When you have looked at enough charts over a very long time – sometimes you notice the obvious, and sometimes you do not.
Let me explain.
Like the rest of the global villagers, I too can not get away from the omnipresent doom, gloom, and worry that permeates the airwaves these days. It seems that the concept of “self-quarantine” is one that needs to be continually reinforced to be effective. Hence the constant message to “stay at home” by major TV broadcasters.
But how many high stakes poker re-runs or old Columbo detective shows is enough?
Today is the day I found out.
Scrolling through chart after chart after chart might be tedious for some, but for me, it was a timeless journey that took me far, far away from that which the rest of the world can not escape.
And that is when it happened….
Take a look at this weekly chart for the Dow. Notice anything interesting? Or have you already made the connection?
This is a most intriguing chart for several reasons.
Firstly, there is an old traders adage that goes along these lines: “Volume Precedes Price.” Look at the chart back in 2008/2009. Notice the strong uptick volume shown by the large black bars that PRECEDED the decade long rise in stocks that followed. Pretty obvious, isn’t it?
How does this compare to today? Words are unnecessary to explain the difference.
Secondly, notice the large “freefall” that occurred once the “virus fear” gripped markets.
Selling was “not an option” as there was a total lack of liquidity. See the relatively small red volume bars at the far right hand of the chart.
Did the market just now “fail”? Is this the “beginning of the end”? Investors across the globe are trying to figure out what just happened and what is going to happen next.
Finally, our most trusted ally in the world of technical analysis – Fibonacci Retracements – reminds us not to be too hasty to “follow the madness of crowds.”
Why? Simple – in our previous chart for the Dow, we took a close look at Fibonacci Retracement Levels. See “The Key Support Level for the Dow Jones” – March 12th.
We identified the 18,000 level as the 50% retracement level from the low in 2008 to the high in 2020. This level is a key support but not final support, which is a bit further down the chart at 15,500.
A Long Summary
The weekly chart for the Dow tells us that we are witnessing something truly unusual – a strong, broad-based decline across many different sectors of the market that lacks volume confirmation.

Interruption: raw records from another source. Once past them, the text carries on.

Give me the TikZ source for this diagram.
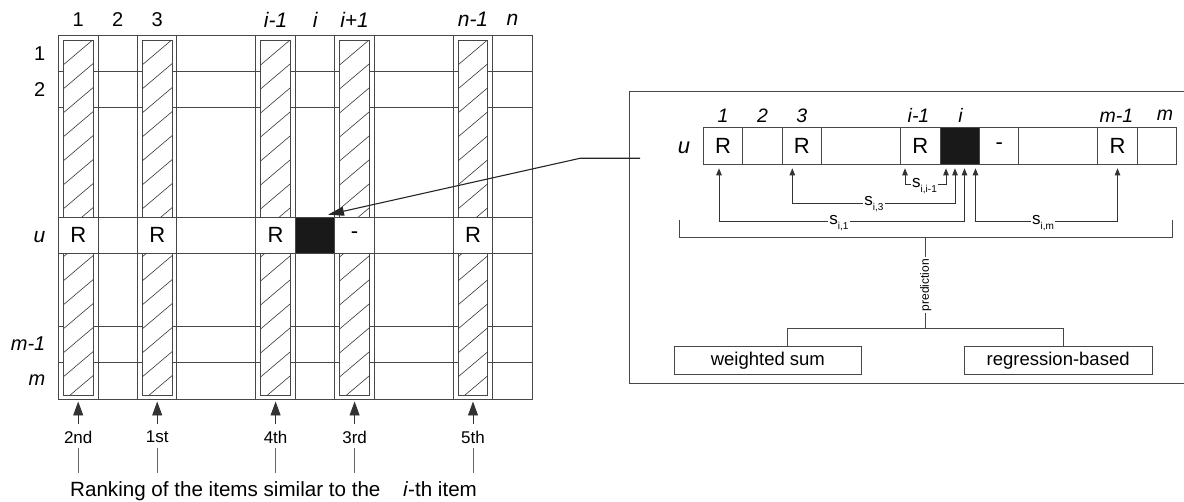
\documentclass[tikz,border=0pt]{standalone}
\usepackage{fontspec}
\setmainfont{Liberation Sans}
\usetikzlibrary{arrows.meta}
\newcommand{\mysub}[1]{\raisebox{-0.55ex}{\fontsize{10}{10}\selectfont #1}}
\begin{document}
\begin{tikzpicture}[x=1pt,y=-1pt,
  ln/.style={draw=black!72, line width=0.9pt},
  hatchln/.style={draw=black!78, line width=0.6pt},
  lab/.style={font=\fontsize{20}{22}\selectfont, inner sep=0pt},
  ilab/.style={font=\fontsize{21}{23}\selectfont\itshape, inner sep=0pt},
  rilab/.style={font=\fontsize{19.5}{21}\selectfont\itshape, inner sep=0pt},
  rtxt/.style={font=\fontsize{22}{24}\selectfont, inner sep=0pt},
  rank/.style={font=\fontsize{17}{19}\selectfont, inner sep=1pt},
  slab/.style={font=\fontsize{17}{19}\selectfont, fill=white, inner sep=1.2pt, anchor=mid},
  pbox/.style={draw=black!72, line width=0.9pt, minimum width=187.7pt, minimum height=27.6pt, inner sep=0pt, font=\fontsize{18.5}{20}\selectfont},
  bigtip/.style={-{Triangle[length=14pt,width=10pt]}},
  smalltips/.style={{Triangle[length=7pt,width=5.5pt]}-{Triangle[length=7pt,width=5.5pt]}},
]
\useasboundingbox (0,0) rectangle (1184,502);

% ---------------- left matrix ----------------
\foreach \yy in {71.4,107.9,326.4,362.9}
  \draw[ln] (58.5,\yy) -- (532.3,\yy);
\foreach \xx in {98.0,137.5,176.9,255.9,295.4,334.9,374.3,453.3,492.8}
  \draw[ln] (\xx,35) -- (\xx,399.3);
\foreach \xa/\xb in {63.5/93.0,142.5/172.0,260.9/290.4,339.9/369.3,458.3/487.8}{
  \draw[ln,fill=white] (\xa,40.7) rectangle (\xb,395);
  \begin{scope}
    \clip (\xa,40.7) rectangle (\xb,395);
    \foreach \k in {0,...,15}
      \draw[hatchln] (\xa,40.7+\k*24) -- ++(29.5,-25);
  \end{scope}
}
\draw[ln,fill=white] (58.5,217.2) rectangle (532.3,253.6);
\foreach \xx in {98.0,137.5,176.9,255.9,295.4,334.9,374.3,453.3,492.8}
  \draw[ln] (\xx,217.2) -- (\xx,253.6);
\node[rtxt] (lR1) at (78.2,235.4) {R};
\node[rtxt] (lR3) at (157.2,235.4) {R};
\node[rtxt] (lRi1) at (275.6,235.4) {R};
\node[fill=black!90, draw=black!72, line width=0.9pt, minimum width=39.5pt, minimum height=36.4pt, inner sep=0pt] (blk) at (315.1,235.4) {};
\node[rtxt] (ldash) at (354.6,235.4) {-};
\node[rtxt] (lRn1) at (473.0,235.4) {R};
\draw[ln] (58.5,35) rectangle (532.3,399.3);

% column labels
\node[lab]  (c1)  at (78.2,19.6) {1};
\node[lab]  (c2)  at (117.7,19.6) {2};
\node[lab]  (c3)  at (157.2,19.6) {3};
\node[ilab] (ci1) at (275.6,19.6) {i-1};
\node[ilab] (ci)  at (315.1,19.6) {i};
\node[ilab] (cip) at (354.6,19.6) {i+1};
\node[ilab] (cn1) at (473.0,19.6) {n-1};
\node[ilab] (cn)  at (512.5,19.6) {n};
% row labels
\node[lab,anchor=east]  (r1) at (45.5,53.2) {1};
\node[lab,anchor=east]  (r2) at (45.5,89.6) {2};
\node[ilab,anchor=east] (ru) at (45.5,237) {u};
\node[ilab,font=\fontsize{20}{22}\selectfont\itshape,anchor=east] (rm1) at (45.5,344) {m-1};
\node[ilab,font=\fontsize{20}{22}\selectfont\itshape,anchor=east] (rm) at (45.5,380.5) {m};

% rankings
\foreach \nm/\xx/\tx in {a/78.2/2nd,b/157.2/1st,c/275.6/4th,d/354.6/3rd,e/473.0/5th}{
  \coordinate (tip\nm) at (\xx,401.5);
  \coordinate (base\nm) at (\xx,424);
  \node[rank] (rk\nm) at (\xx,437) {\tx};
  \coordinate (lt\nm) at (\xx,448);
  \coordinate (lb\nm) at (\xx,473);
  \draw[ln,draw=black!80,bigtip] (base\nm) -- (tip\nm);
  \draw[ln,draw=black!60] (lt\nm) -- (lb\nm);
}
\node[font=\fontsize{20.6}{22}\selectfont, inner sep=0pt, anchor=base west] (cap1) at (70,496.5) {Ranking of the items similar to the};
\node[font=\fontsize{20.6}{22}\selectfont, inner sep=0pt, anchor=base west] (cap2) at (403,496.5) {\textit{i}-th item};

% ---------------- right panel ----------------
\draw[ln] (1190,91.7) -- (629,91.7) -- (629,383.3) -- (1190,383.3);
\draw[ln,fill=white] (703.3,127.3) rectangle (1176.7,164.3);
\foreach \xx in {742.75,782.2,821.65,900.55,940,979.45,1018.9,1097.8,1137.25}
  \draw[ln] (\xx,127.3) -- (\xx,164.3);
\node[fill=black!90, draw=black!72, line width=0.9pt, minimum width=39.45pt, minimum height=37pt, inner sep=0pt] (rblk) at (959.7,145.8) {};
\node[rtxt] (rR1) at (723.0,145.8) {R};
\node[rtxt] (rR3) at (801.9,145.8) {R};
\node[rtxt] (rRi1) at (920.3,145.8) {R};
\node[rtxt] (rdash) at (999.2,145.8) {-};
\node[rtxt] (rRm1) at (1117.5,145.8) {R};
\node[ilab,font=\fontsize{22}{24}\selectfont\itshape] (rlu) at (684,147.5) {u};
\node[rilab] (k1) at (723.0,115.7) {1};
\node[rilab] (k2) at (762.5,115.7) {2};
\node[rilab] (k3) at (801.9,115.7) {3};
\node[rilab] (ki1) at (918.5,115.7) {i-1};
\node[rilab] (ki) at (960.5,115.7) {i};
\node[rilab] (km1) at (1116.5,115.7) {m-1};
\node[rilab] (km) at (1165,115.7) {m};

% similarity arrows
\draw[ln,draw=black!80,smalltips] (905,168.3) -- (905,184.5) -- (946,184.5) -- (946,168.3);
\node[slab] (sii) at (924.5,184.5) {s\mysub{i,i-1}};
\draw[ln,draw=black!80,smalltips] (792.3,168.3) -- (792.3,203.3) -- (955,203.3) -- (955,168.3);
\node[slab] (si3) at (874,203.3) {s\mysub{i,3}};
\draw[ln,draw=black!80,smalltips] (719,168.3) -- (719,221.7) -- (964.5,221.7) -- (964.5,168.3);
\node[slab] (si1) at (839,221.7) {s\mysub{i,1}};
\draw[ln,draw=black!80,smalltips] (975.5,168.3) -- (975.5,221.7) -- (1117.5,221.7) -- (1117.5,168.3);
\node[slab] (sim) at (1043,221.7) {s\mysub{i,m}};

% bracket and prediction
\coordinate (bl) at (679,220);
\coordinate (br) at (1172.7,220);
\coordinate (bm) at (925.7,237.3);
\coordinate (pj) at (925.7,328.7);
\draw[ln] (bl) |- (bm) -| (br);
\draw[ln] (bm) -- (pj);
\node[font=\fontsize{12}{13}\selectfont, rotate=90, fill=white, inner sep=2pt] (pred) at (925.7,285) {prediction};
\node[pbox] (ws) at (767.85,360.5) {weighted sum};
\node[pbox] (rb) at (1058.15,360.5) {regression-based};
\draw[ln] (pj) -| ([xshift=19.45pt]ws.north);
\draw[ln] (pj) -| ([xshift=5.15pt]rb.north);

% connector from panel to target cell
\coordinate (cs) at (640,158.3);
\coordinate (ck) at (580,158.3);
\coordinate (ct) at (328,214.7);
\draw[line width=1.1pt, draw=black!85, -{Triangle[length=16pt,width=9pt]}] (cs) -- (ck) -- (ct);
\end{tikzpicture}
\end{document}
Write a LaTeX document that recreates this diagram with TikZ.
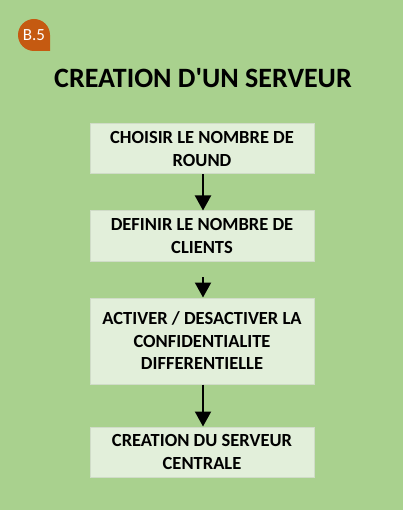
\documentclass[tikz,border=0pt]{standalone}
\usepackage{fontspec}
\setmainfont{Carlito}
\newfontfamily\plaincarlito{Carlito}
\usetikzlibrary{arrows.meta}
\definecolor{bg}{HTML}{A9D18E}
\definecolor{boxfill}{HTML}{E2EFDA}
\definecolor{boxline}{HTML}{D0DCC8}
\definecolor{badge}{HTML}{C55A11}
\tikzset{
  stepbox/.style={draw=boxline, line width=1pt, fill=boxfill, minimum width=224pt, align=center, inner sep=0pt, font=\bfseries\fontsize{18.5}{22.5}\selectfont},
  flow/.style={line width=2pt, -{Triangle[width=16pt,length=15pt]}}
}
\begin{document}
\begin{tikzpicture}[x=1pt,y=-1pt]
\fill[bg] (0,0) rectangle (403,510);
\useasboundingbox (0,0) rectangle (403,510);
% badge
\fill[badge] (50,35) arc[start angle=0, end angle=-270, radius=16] -- (50,51) -- cycle;
\node[text=white, font=\fontsize{17}{20}\selectfont] (badge) at (34,35.5) {B.5};
% title
\node[font=\plaincarlito\bfseries\fontsize{28}{32}\selectfont] (title) at (203,78) {CREATION D'UN SERVEUR};
% boxes
\node[stepbox, minimum height=50pt] (b1) at (202,149) {CHOISIR LE NOMBRE DE\\ROUND};
\node[stepbox, minimum height=50pt] (b2) at (202,236) {DEFINIR LE NOMBRE DE\\CLIENTS};
\node[stepbox, minimum height=86pt] (b3) at (202,341) {ACTIVER / DESACTIVER LA\\CONFIDENTIALITE\\DIFFERENTIELLE};
\node[stepbox, minimum height=50pt] (b4) at (202,452) {CREATION DU SERVEUR\\CENTRALE};
\coordinate (s2) at (203,277);
\draw[flow] (b1.south -| s2) -- (b2.north -| s2);
\draw[flow] (s2) -- (b3.north -| s2);
\draw[flow] (b3.south -| s2) -- (b4.north -| s2);
\end{tikzpicture}
\end{document}
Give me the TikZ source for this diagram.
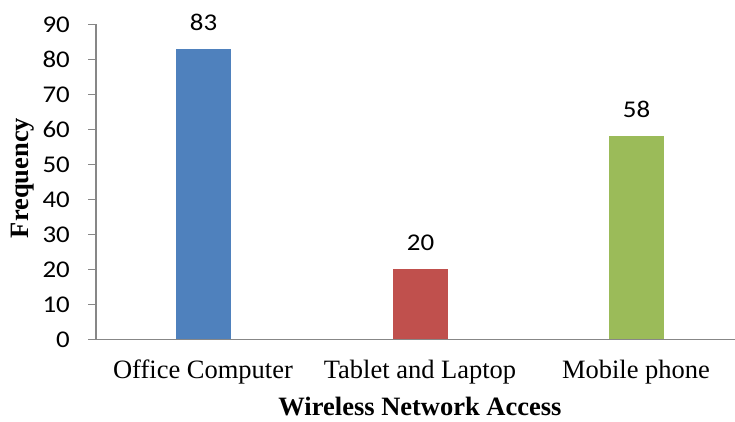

Bears can point to a decline below the Ichimoku Cloud, which previously provided support in 2011/2015-2016/2019. The potential to form an Orthodox Broadening Tops still remains.
Bulls see the lack of volume on the sell-side as a clear sign that the market can easily recover and continue to advance. So far, the 18,000 level has not been tested (although it came close.)
The volume chart for the Dow illustrates the impact of passive investment over time.
The chart pattern for 2018 – 2019 is very similar to 2015 – 2016; where there is multi-year consolidation, followed by a move higher.
This consolidation was completed through 27,000, and it appeared that the Dow was, once again, set to rise further.
The fact that the market had completed its consolidation and was moving higher and then was denied support at a previous two-year resistance level is both troubling and noteworthy.
Market sentiment continues to deteriorate, as shown by weakening trend momentum.
The quintessential question in regard to the stock market is: “Will investors start to sell or continue to hold when liquidity reappears?”
*Ivan here. It is clear that in times of non-financial panic, such as one caused by a virus, there is no support – just selling. This rush to cash is very normal but with the new limit down rules, there will be many that cannot liquidate in time – especially not compared to the speed in which algorithms operate. It is actually and literally impossible for a retail trader to keep up. Now, here is the biggest kicker: the Fed has now essentially become a commercial banker. What does this mean? Well, now you have a bank that can print limitless amounts of money in exchange for real assets as collateral – so as long as they can do that, the market will have support, even if it’s false. As this progresses, the Fed will essentially own anything that fails and have the ability to direct those assets to whomever it wants. And the new stimulus provisions allow them to do this until at least the end of the year 2020, or until the National Emergency Act terminates. For example, it just printed a bunch of money and is letting BlackRock manage it all. As I have always said: follow the Fed. Take a look at the chart for the Dow just prior to the Fed and US stimulus announcement. ‘Nuff Said.